Sending every post to every shard results in a lot of network traffic, especially if the posts are big (tumblr doesn't have a character limit like twitter does). So you would like to send them only to the nodes that want them. The definition of a user's feed is something like
select * from posts where author_id in (select author_id from subscriptions where subscriber_id = :client_id) order by created_on desc limit 1000. The
order by created_on part we get basically for free by virtue of nodes only broadcasting new posts. So we have to worry about two things: materializing the sets of users that all of this shard's clients are subscribed to, and sending new posts to as few nodes as possible that don't have the author in one of their subscription sets.
Here's the property we want: When a node gets a new post, it looks at its neighbors, can tell which neighbors (and the spanning trees rooted at them) don't care about it, and forwards it only to the ones that might. Ideally we'd like to send the update to at most log n nodes that don't care about it, where n is the number of nodes in the network.
Implementation: This is some kind of multicast. Assuming we can't use IP multicast (which a lot of networks don't support), we need to build an overlay. There has been some work on using Kademlia for this, and an implementation based on Pastry. So to maintain a materialized view:
- Turn query qualifiers into hashes
- Subscribe in the multicast system to the set of hashes for the qualifiers our materialized view uses
- On insert, translate the row into the hashes of its columns and brodcast it once for each of them
- When a node recieves a message, it re-checks the qualifiers for each materialized view, and inserts it into the view if they match
I think that the vast majority of web applications could work under this regime, and many are already implementing this in an ad-hoc way.

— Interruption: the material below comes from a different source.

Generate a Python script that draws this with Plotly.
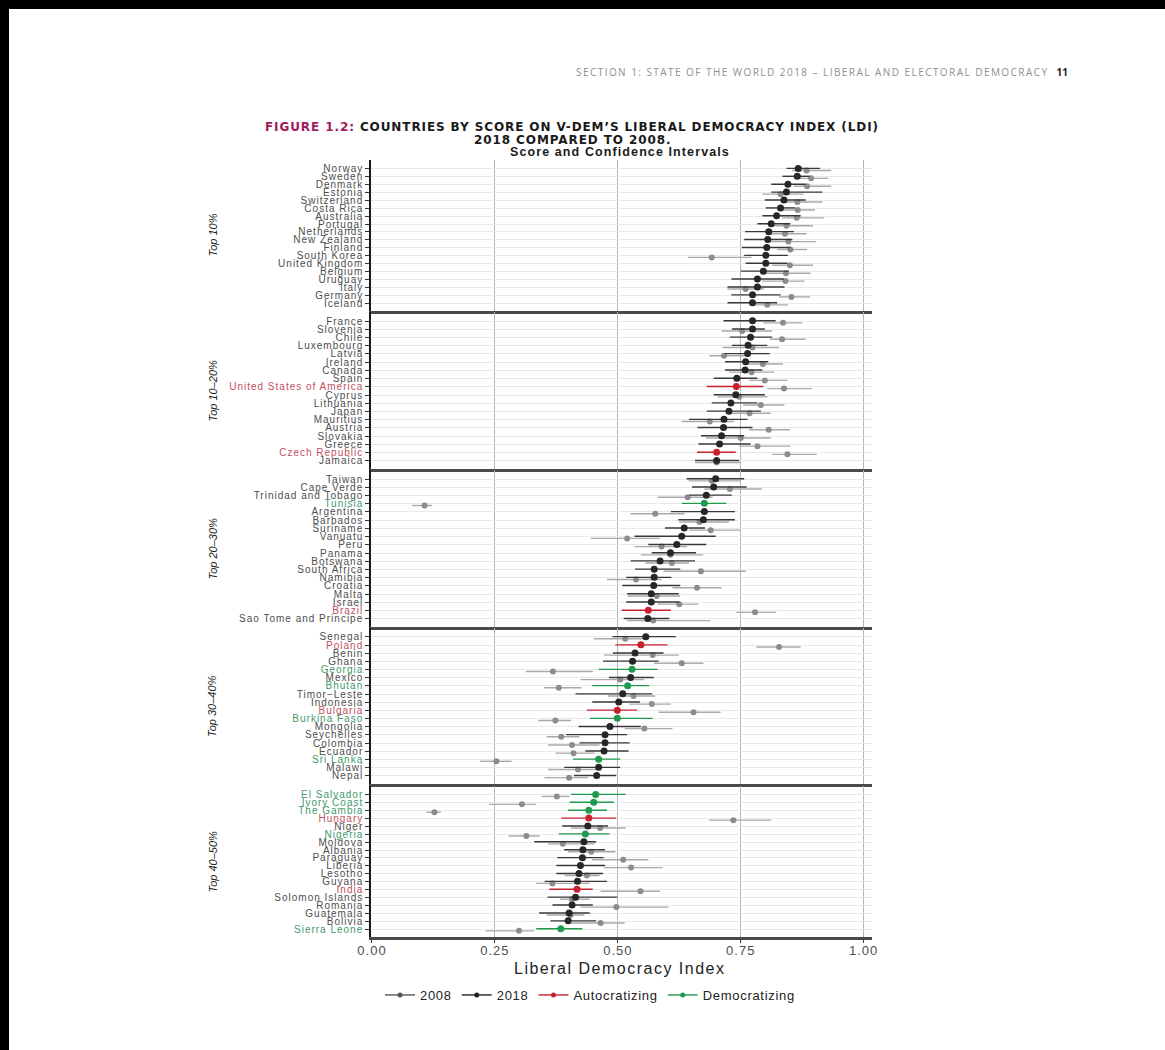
import plotly.graph_objects as go

# ---------------- data ----------------
panel_names = ["Top 10%", "Top 10–20%", "Top 20–30%", "Top 30–40%", "Top 40–50%"]

countries = [
    ["Norway", "Sweden", "Denmark", "Estonia", "Switzerland", "Costa Rica", "Australia", "Portugal",
     "Netherlands", "New Zealand", "Finland", "South Korea", "United Kingdom", "Belgium", "Uruguay",
     "Italy", "Germany", "Iceland"],
    ["France", "Slovenia", "Chile", "Luxembourg", "Latvia", "Ireland", "Canada", "Spain",
     "United States of America", "Cyprus", "Lithuania", "Japan", "Mauritius", "Austria", "Slovakia",
     "Greece", "Czech Republic", "Jamaica"],
    ["Taiwan", "Cape Verde", "Trinidad and Tobago", "Tunisia", "Argentina", "Barbados", "Suriname",
     "Vanuatu", "Peru", "Panama", "Botswana", "South Africa", "Namibia", "Croatia", "Malta", "Israel",
     "Brazil", "Sao Tome and Principe"],
    ["Senegal", "Poland", "Benin", "Ghana", "Georgia", "Mexico", "Bhutan", "Timor−Leste", "Indonesia",
     "Bulgaria", "Burkina Faso", "Mongolia", "Seychelles", "Colombia", "Ecuador", "Sri Lanka", "Malawi",
     "Nepal"],
    ["El Salvador", "Ivory Coast", "The Gambia", "Hungary", "Niger", "Nigeria", "Moldova", "Albania",
     "Paraguay", "Liberia", "Lesotho", "Guyana", "India", "Solomon Islands", "Romania", "Guatemala",
     "Bolivia", "Sierra Leone"],
]

# change status: "A" = autocratizing, "D" = democratizing, "" = none
status = [
    [""] * 18,
    ["", "", "", "", "", "", "", "", "A", "", "", "", "", "", "", "", "A", ""],
    ["", "", "", "D", "", "", "", "", "", "", "", "", "", "", "", "", "A", ""],
    ["", "A", "", "", "D", "", "D", "", "", "A", "D", "", "", "", "", "D", "", ""],
    ["D", "D", "D", "A", "", "D", "", "", "", "", "", "", "A", "", "", "", "", "D"],
]

ldi_2018 = [
    [0.867, 0.865, 0.846, 0.843, 0.838, 0.831, 0.823, 0.812, 0.807, 0.805, 0.803, 0.801, 0.801, 0.796, 0.784, 0.784, 0.774, 0.774],
    [0.774, 0.774, 0.770, 0.765, 0.764, 0.760, 0.759, 0.742, 0.741, 0.740, 0.730, 0.726, 0.716, 0.715, 0.711, 0.707, 0.701, 0.701],
    [0.699, 0.695, 0.680, 0.676, 0.676, 0.674, 0.635, 0.630, 0.620, 0.607, 0.586, 0.574, 0.574, 0.573, 0.568, 0.568, 0.562, 0.561],
    [0.557, 0.547, 0.535, 0.530, 0.529, 0.526, 0.520, 0.510, 0.502, 0.499, 0.499, 0.484, 0.474, 0.474, 0.472, 0.461, 0.461, 0.457],
    [0.455, 0.451, 0.441, 0.441, 0.439, 0.434, 0.431, 0.429, 0.428, 0.424, 0.421, 0.418, 0.417, 0.414, 0.407, 0.401, 0.399, 0.384],
]
lo_2018 = [
    [0.843, 0.835, 0.812, 0.812, 0.799, 0.801, 0.794, 0.784, 0.759, 0.757, 0.752, 0.757, 0.760, 0.750, 0.731, 0.723, 0.731, 0.723],
    [0.715, 0.732, 0.728, 0.732, 0.718, 0.718, 0.718, 0.695, 0.681, 0.695, 0.691, 0.681, 0.645, 0.662, 0.669, 0.664, 0.661, 0.657],
    [0.640, 0.651, 0.645, 0.630, 0.608, 0.623, 0.596, 0.534, 0.562, 0.569, 0.526, 0.535, 0.517, 0.509, 0.519, 0.517, 0.508, 0.512],
    [0.489, 0.495, 0.490, 0.470, 0.461, 0.482, 0.448, 0.414, 0.448, 0.437, 0.443, 0.420, 0.395, 0.422, 0.434, 0.409, 0.391, 0.411],
    [0.405, 0.402, 0.399, 0.385, 0.387, 0.380, 0.330, 0.391, 0.377, 0.375, 0.375, 0.351, 0.361, 0.357, 0.367, 0.340, 0.363, 0.334],
]
hi_2018 = [
    [0.911, 0.890, 0.882, 0.916, 0.882, 0.861, 0.872, 0.851, 0.858, 0.855, 0.851, 0.846, 0.845, 0.848, 0.838, 0.839, 0.831, 0.824],
    [0.821, 0.799, 0.814, 0.804, 0.809, 0.806, 0.794, 0.784, 0.796, 0.799, 0.784, 0.791, 0.764, 0.774, 0.757, 0.770, 0.740, 0.747],
    [0.757, 0.762, 0.732, 0.721, 0.738, 0.738, 0.677, 0.699, 0.680, 0.659, 0.657, 0.627, 0.609, 0.627, 0.624, 0.625, 0.608, 0.605],
    [0.618, 0.601, 0.593, 0.583, 0.581, 0.573, 0.564, 0.570, 0.545, 0.539, 0.571, 0.547, 0.519, 0.524, 0.522, 0.505, 0.505, 0.497],
    [0.516, 0.492, 0.478, 0.497, 0.480, 0.483, 0.456, 0.474, 0.471, 0.474, 0.470, 0.478, 0.449, 0.499, 0.449, 0.443, 0.456, 0.428],
]
ldi_2008 = [
    [0.884, 0.893, 0.885, 0.831, 0.865, 0.866, 0.864, 0.843, 0.840, 0.847, 0.851, 0.691, 0.850, 0.842, 0.841, 0.760, 0.853, 0.804],
    [0.836, 0.753, 0.834, 0.774, 0.716, 0.795, 0.772, 0.799, 0.838, 0.747, 0.791, 0.768, 0.687, 0.807, 0.750, 0.784, 0.845, 0.701],
    [0.691, 0.728, 0.642, 0.107, 0.576, 0.666, 0.689, 0.519, 0.589, 0.607, 0.610, 0.669, 0.537, 0.661, 0.579, 0.625, 0.779, 0.572],
    [0.515, 0.828, 0.571, 0.630, 0.368, 0.505, 0.380, 0.532, 0.569, 0.654, 0.373, 0.554, 0.385, 0.407, 0.410, 0.253, 0.419, 0.401],
    [0.376, 0.305, 0.127, 0.735, 0.464, 0.314, 0.388, 0.446, 0.511, 0.527, 0.437, 0.367, 0.546, 0.407, 0.497, 0.404, 0.465, 0.299],
]
lo_2008 = [
    [0.855, 0.858, 0.858, 0.794, 0.831, 0.831, 0.834, 0.809, 0.804, 0.801, 0.824, 0.643, 0.814, 0.799, 0.793, 0.723, 0.828, 0.780],
    [0.796, 0.711, 0.809, 0.713, 0.686, 0.760, 0.726, 0.767, 0.804, 0.703, 0.755, 0.731, 0.630, 0.767, 0.679, 0.747, 0.814, 0.657],
    [0.644, 0.676, 0.581, 0.081, 0.526, 0.625, 0.645, 0.445, 0.534, 0.547, 0.556, 0.593, 0.478, 0.611, 0.520, 0.581, 0.741, 0.519],
    [0.451, 0.782, 0.472, 0.574, 0.313, 0.424, 0.350, 0.480, 0.523, 0.583, 0.338, 0.514, 0.355, 0.358, 0.373, 0.220, 0.358, 0.351],
    [0.345, 0.238, 0.111, 0.686, 0.405, 0.278, 0.358, 0.399, 0.448, 0.472, 0.392, 0.334, 0.465, 0.382, 0.424, 0.355, 0.405, 0.231],
]
hi_2008 = [
    [0.934, 0.928, 0.934, 0.878, 0.916, 0.901, 0.920, 0.897, 0.884, 0.903, 0.885, 0.772, 0.897, 0.892, 0.880, 0.797, 0.891, 0.846],
    [0.875, 0.814, 0.882, 0.828, 0.764, 0.836, 0.818, 0.845, 0.895, 0.805, 0.839, 0.811, 0.736, 0.850, 0.811, 0.851, 0.905, 0.749],
    [0.750, 0.793, 0.693, 0.122, 0.636, 0.726, 0.750, 0.586, 0.641, 0.674, 0.645, 0.761, 0.589, 0.711, 0.627, 0.664, 0.822, 0.688],
    [0.554, 0.872, 0.624, 0.674, 0.449, 0.554, 0.426, 0.576, 0.608, 0.709, 0.405, 0.611, 0.422, 0.463, 0.453, 0.284, 0.466, 0.439],
    [0.402, 0.333, 0.140, 0.812, 0.516, 0.341, 0.453, 0.495, 0.562, 0.591, 0.463, 0.443, 0.586, 0.443, 0.603, 0.432, 0.514, 0.330],
]

x_ticks = [0.0, 0.25, 0.5, 0.75, 1.0]
x_tick_labels = ["0.00", "0.25", "0.50", "0.75", "1.00"]

# ---------------- styling ----------------
W, H = 1165, 1050
L, R, T, B = 371, 872, 160, 937          # plot area in pixels
panel_px = [(160, 311), (312, 469), (470, 627), (628, 784), (786, 937)]

def px(x):
    return (x - L) / (R - L)

def py(y):
    return (B - y) / (B - T)

def sp(text, ls, color=None):
    style = f"letter-spacing:{ls}px"
    if color:
        style = f"color:{color};" + style
    return f'<span style="{style}">{text}</span>'

C2008, C2008_LINE = "#8c8c8c", "#a9a9a9"
C2018, C2018_LINE = "#262626", "#383838"
CA, CD = "#c8202e", "#1f9a4e"
LABEL_A, LABEL_D = "#c2505c", "#3f9a6c"
DODGE_NEW, DODGE_OLD = -0.04, 0.22
SANS = "Liberation Sans, Arial, sans-serif"

fig = go.Figure()

for p in range(5):
    xa = "x" if p == 0 else f"x{p+1}"
    ya = "y" if p == 0 else f"y{p+1}"
    rows = list(range(len(countries[p])))

    def add(idx, vals, lo, hi, dodge, mcol, lcol, msize):
        if not idx:
            return
        fig.add_trace(go.Scatter(
            x=[vals[i] for i in idx],
            y=[rows[i] + dodge for i in idx],
            mode="markers",
            marker=dict(color=mcol, size=msize),
            error_x=dict(type="data", symmetric=False,
                         array=[hi[i] - vals[i] for i in idx],
                         arrayminus=[vals[i] - lo[i] for i in idx],
                         color=lcol, thickness=1.4, width=0),
            xaxis=xa, yaxis=ya, showlegend=False, hoverinfo="skip"))

    add(rows, ldi_2008[p], lo_2008[p], hi_2008[p], DODGE_OLD, C2008, C2008_LINE, 6)
    st = status[p]
    add([i for i in rows if st[i] == ""], ldi_2018[p], lo_2018[p], hi_2018[p], DODGE_NEW, C2018, C2018_LINE, 7)
    add([i for i in rows if st[i] == "A"], ldi_2018[p], lo_2018[p], hi_2018[p], DODGE_NEW, CA, CA, 7)
    add([i for i in rows if st[i] == "D"], ldi_2018[p], lo_2018[p], hi_2018[p], DODGE_NEW, CD, CD, 7)

    ticktext = []
    for c, s in zip(countries[p], st):
        col = LABEL_A if s == "A" else (LABEL_D if s == "D" else None)
        ticktext.append(sp(c, 1.0, col))

    top, bot = panel_px[p]
    xkey = "xaxis" if p == 0 else f"xaxis{p+1}"
    ykey = "yaxis" if p == 0 else f"yaxis{p+1}"
    last = p == 4
    fig.layout[xkey] = dict(
        domain=[0, 1], anchor=ya, range=[-0.002, 1.017],
        tickvals=x_ticks, ticktext=[sp(t, 1.0) for t in x_tick_labels], showticklabels=last,
        ticks="outside" if last else "", ticklen=3, tickcolor="#333", ticklabelstandoff=-3,
        tickfont=dict(family=SANS, size=13, color="#4d4d4d"),
        showgrid=True, gridcolor="#b5b5b5", gridwidth=1,
        showline=True, linecolor="#4a4a4a", linewidth=2.5, zeroline=False,
        matches=None if p == 0 else "x")
    fig.layout[ykey] = dict(
        domain=[py(bot), py(top)], anchor=xa, range=[17 + 1.0, -1.1],
        tickvals=rows, ticktext=ticktext, ticks="outside", ticklen=4, tickcolor="#333",
        tickfont=dict(family=SANS, size=10, color="#4d4d4d"),
        showgrid=True, gridcolor="#e9e9e9", gridwidth=1,
        showline=True, linecolor="#1a1a1a", linewidth=1.5, zeroline=False)

    fig.add_annotation(
        text=f"<i>{panel_names[p]}</i>", textangle=-90,
        x=px(212), y=py((top + bot) / 2), xref="paper", yref="paper", xanchor="center", yanchor="middle",
        showarrow=False, font=dict(family=SANS, size=11, color="#222"))

# legend entries
for name, mc in [("2008", "#555555"), ("2018", "#222222"), ("Autocratizing", CA), ("Democratizing", CD)]:
    fig.add_trace(go.Scatter(x=[None], y=[None], mode="lines+markers", name=sp(name, 0.7),
                             marker=dict(color=mc, size=5), line=dict(color=mc, width=1.4),
                             xaxis="x5", yaxis="y5", showlegend=True))

ann = [
    dict(text=sp("SECTION 1: STATE OF THE WORLD 2018 – LIBERAL AND ELECTORAL DEMOCRACY  ", 1.45)
              + "<b><span style='color:#222'>11</span></b>",
         x=px(1070), y=py(72), xanchor="right", font=dict(family="Open Sans", size=10, color="#8f8f8f")),
    dict(text="<b>" + sp("FIGURE 1.2:", 0.9, "#a3195b")
              + sp(" COUNTRIES BY SCORE ON V-DEM’S LIBERAL DEMOCRACY INDEX (LDI)", 0.9) + "</b>",
         x=px(572), y=py(127), xanchor="center", font=dict(family="DejaVu Sans", size=12, color="#1a1a1a")),
    dict(text="<b>" + sp("2018 COMPARED TO 2008.", 0.9) + "</b>",
         x=px(572), y=py(140), xanchor="center", font=dict(family="DejaVu Sans", size=12, color="#1a1a1a")),
    dict(text="<b>" + sp("Score and Confidence Intervals", 1.1) + "</b>",
         x=px(620), y=py(152.5), xanchor="center", font=dict(family=SANS, size=12.5, color="#1a1a1a")),
    dict(text=sp("Liberal Democracy Index", 1.5),
         x=px(619), y=py(968), xanchor="center", font=dict(family=SANS, size=16, color="#222")),
]
for a in ann:
    fig.add_annotation(xref="paper", yref="paper", showarrow=False, yanchor="middle", **a)

# page border bands
fig.add_shape(type="rect", xref="paper", yref="paper", x0=px(0), x1=px(W), y0=py(0), y1=py(9),
              fillcolor="black", line_width=0, layer="above")
fig.add_shape(type="rect", xref="paper", yref="paper", x0=px(0), x1=px(9), y0=py(0), y1=py(H),
              fillcolor="black", line_width=0, layer="above")

fig.update_layout(
    width=W, height=H, margin=dict(l=L, r=W - R, t=T, b=H - B, autoexpand=False),
    paper_bgcolor="white", plot_bgcolor="white",
    showlegend=True,
    legend=dict(orientation="h", x=px(590), xanchor="center", y=py(995), yanchor="middle",
                font=dict(family=SANS, size=13, color="#222"),
                itemwidth=30, bgcolor="rgba(0,0,0,0)"),
)

fig.write_html("out.html", config={"displayModeBar": False},
               post_script="document.body.style.margin='0';document.body.style.overflow='hidden';")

Click to read and post comments
- How to translate qualifiers into hashes without enumerating entire ranges of values (is this necessary? could we just enumerate all the possibilities?)
- This system doesn't say anything about order or convergence; it's assumed that these views are sets and that insertion is commutative, associative, and idempotent
- Deletion needs to work by inserting tombstones, which has a well-known set of (solvable) problems. Edit: We're only allowing the creator of a row to delete it, so no, we can actually just delete it
- A given row can only be updated by the shard that created it or we don't converge. If updates can only be updated by the shard that created them then we just need to annotate each row with author-shard and a version counter and we're good. I think this is fine.
- Do we need to support aggregations in the queries that generate these views? If yes, can we require the aggregation functions to be commutative, associative, or idempotent? If we do and we can't then we need synchronous replication and we're screwed.